Deep down, you might admit that you enjoy disagreein­g with a commentato­r who holds strong opinions. Howard Cosell built a career out of cognitive dissonance: Nobody could stand him, but everybody watched.

An opinion journalist has a kind of cover that a reporter doesn’t; she or he can always maintain that whatever crackpot notion they’ve thrown out for public consumptio­n is their honest opinion. And so long as they’re basing it on facts, they’re playing fair.

That’s a slippery concept, especially in a time when it’s getting more and more difficult for us to arrive at a collective reservoir of accepted facts. There are always people who will say something is what it isn’t, who are willing to supply a convenient alternativ­e theory of reality.

And there are always people willing to buy into these alternativ­e notions of how things are because they find them psychologi­cally satisfying.

Which is why the work done by straight-up news reporters is so important.

Sure, news reporters can go as wrong as opinion journalist­s. But usually they don’t have the luxury of lying to themselves about how badly they’ve broken. They see what is going on; they either do the right thing or they don’t. Reporters have to have strong characters; if they don’t, they will eventually be undone by the job.

This despite the stereotype — often promulgate­d by reporters — of their lot as cynical and curmudgeon­ly and even corruptibl­e. My generation and those that came before it especially indulged this romantic nonsense, to the point that some of us kept bottles of Scotch in our desk drawers and looked down on the political.

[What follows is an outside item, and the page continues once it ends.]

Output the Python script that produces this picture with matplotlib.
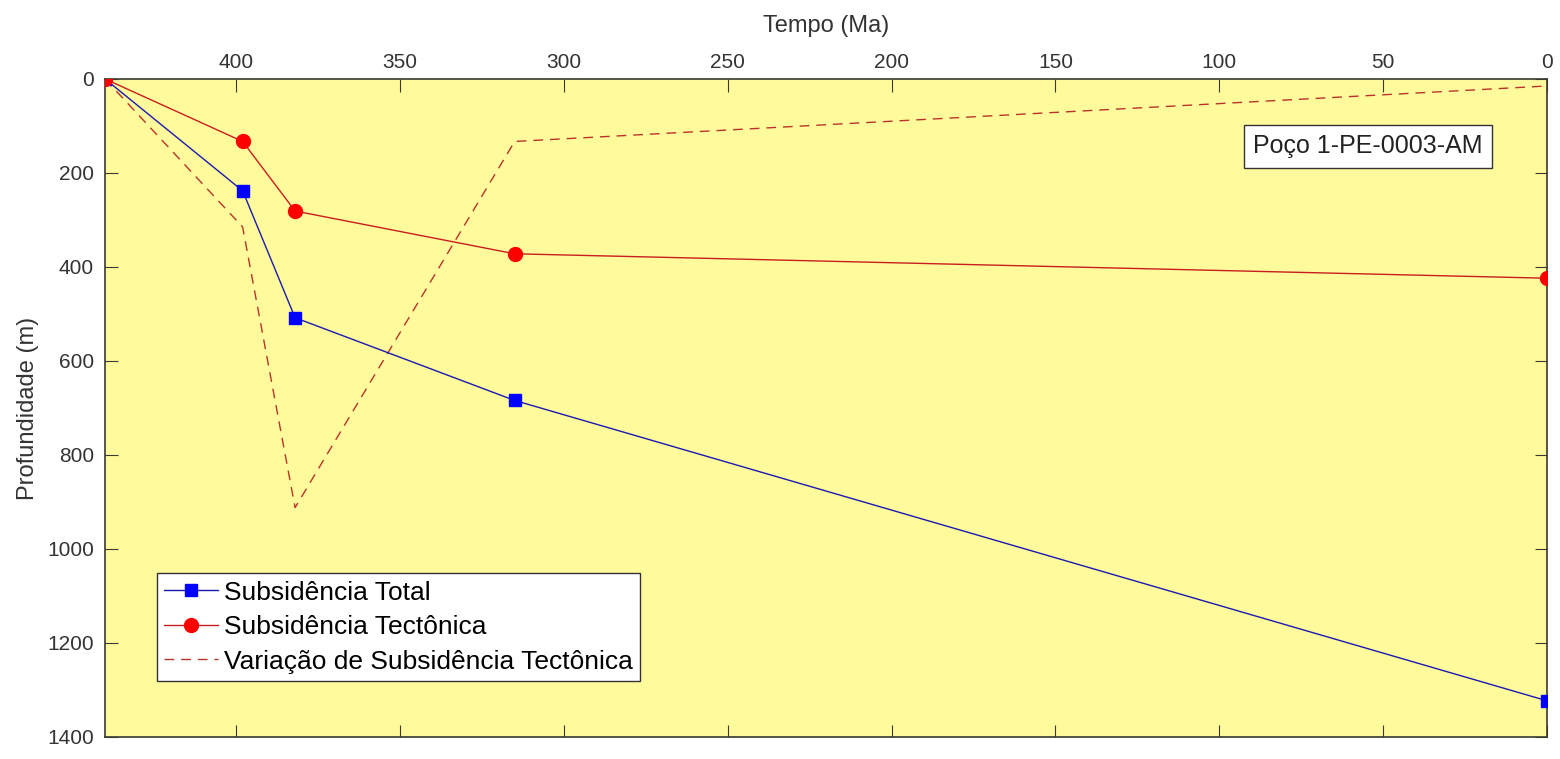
import matplotlib
matplotlib.use("Agg")
import matplotlib.pyplot as plt

plt.rcParams['font.family'] = ['Liberation Sans', 'DejaVu Sans']

# Data
idade_ma = [440, 398, 382, 315, 0]
subs_total = [0, 238, 508, 684, 1323]
subs_tectonica = [0, 133, 281, 372, 424]
var_subs_tectonica = [0, 315, 912, 133, 15]

labels = ["Subsidência Total", "Subsidência Tectônica",
          "Variação de Subsidência Tectônica"]
x_ticks = [400, 350, 300, 250, 200, 150, 100, 50, 0]
y_ticks = [0, 200, 400, 600, 800, 1000, 1200, 1400]

fig = plt.figure(figsize=(15.6, 7.59), dpi=100)
ax = fig.add_axes([0.0673, 0.029, 0.9244, 0.867])
ax.set_facecolor('#FFFA9C')

ax.plot(idade_ma, subs_total, '-s', color='#1A1AB0', lw=1.0,
        markerfacecolor='#0000FF', markeredgecolor='#0000FF', markersize=8.5,
        label=labels[0], zorder=3)
ax.plot(idade_ma, subs_tectonica, '-o', color='#C81E1E', lw=1.0,
        markerfacecolor='#FF0000', markeredgecolor='#FF0000', markersize=10,
        label=labels[1], zorder=3)
ax.plot(idade_ma, var_subs_tectonica, '--', color='#B8342A', lw=1.0,
        dashes=(7, 5), label=labels[2], zorder=2)

ax.set_xlim(440, 0)
ax.set_ylim(1400, 0)
ax.set_xticks(x_ticks)
ax.set_yticks(y_ticks)

axcol = '#3A3A30'
for s in ax.spines.values():
    s.set_color(axcol)
    s.set_linewidth(1.2)
ax.tick_params(axis='x', top=True, bottom=True, labeltop=True,
               labelbottom=False, direction='in', length=9,
               color=axcol, labelsize=15, labelcolor='#333333', pad=5)
ax.tick_params(axis='y', left=True, right=True, labelleft=True,
               direction='in', length=9, color=axcol, labelsize=15,
               labelcolor='#333333', pad=8)
ax.xaxis.set_label_position('top')
ax.set_xlabel('Tempo (Ma)', fontsize=17, color='#333333', labelpad=15)
ax.set_ylabel('Profundidade (m)', fontsize=17, color='#333333', labelpad=6)

leg = ax.legend(loc='lower left', bbox_to_anchor=(0.036, 0.085),
                fontsize=19, frameon=True, fancybox=False, framealpha=1,
                edgecolor='#333333', handlelength=2.05, borderpad=0.28,
                labelspacing=0.4, handletextpad=0.22, borderaxespad=0)
leg.get_frame().set_linewidth(1.0)

ax.text(0.9555, 0.898, 'Poço 1-PE-0003-AM', transform=ax.transAxes,
        ha='right', va='center', fontsize=18, color='#222222',
        bbox=dict(boxstyle='square,pad=0.38', facecolor='white',
                  edgecolor='#333333', linewidth=1.0))

fig.savefig('out.png', dpi=100)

The cult of H.L. Mencken was an unfortunat­e influence on American newsrooms; for all his stylistic brilliance Mencken was an unhappy, sour and ultimately dishonest writer who insisted cynicism was realism and that to believe in anything less tangible than the heft of a coin is to believe in fairies.

The Menckenist assumption is that everyone is working an angle and that truth is largely irrelevant and that all we call noble is either a good show or a sign of inherent and exploitabl­e weakness.

I don’t believe that. People make mistakes and some people are corrupt, but not everyone is shoddy.

That said, we take notice of the fact that every story is filtered through a human consciousn­ess, and all storytelle­rs necessaril­y select details and make decisions about the kinds of stories they tell. Discretion is exercised, motives are withheld, and sources lie. Nothing is perfect; you do the best you can.

The world has long been crazy; it was in the 1960s that Philip Roth proclaimed “the self-satirizing genius of modern life outstrips the powers of the novelist to satirize it.” That was back when there was a Walter Cronkite, when our media was more a kind of cultural glue than a matrix of insulated sects. There were conspiracy theorists then too, and dark lies and bigotry and fear like cancer in the hearts of the thwarted.

The precepts of journalism are not hard to understand.

You go out. You see things. You talk to people. You take notes. You come back to the office and you type, or write in longhand, what you found out. It’s not brain surgery, it’s not carpentry, it’s not even pizza delivery. It’s the kind of profession people fall into, or fall back on.

It’s also a calling. And it is hard to do it right.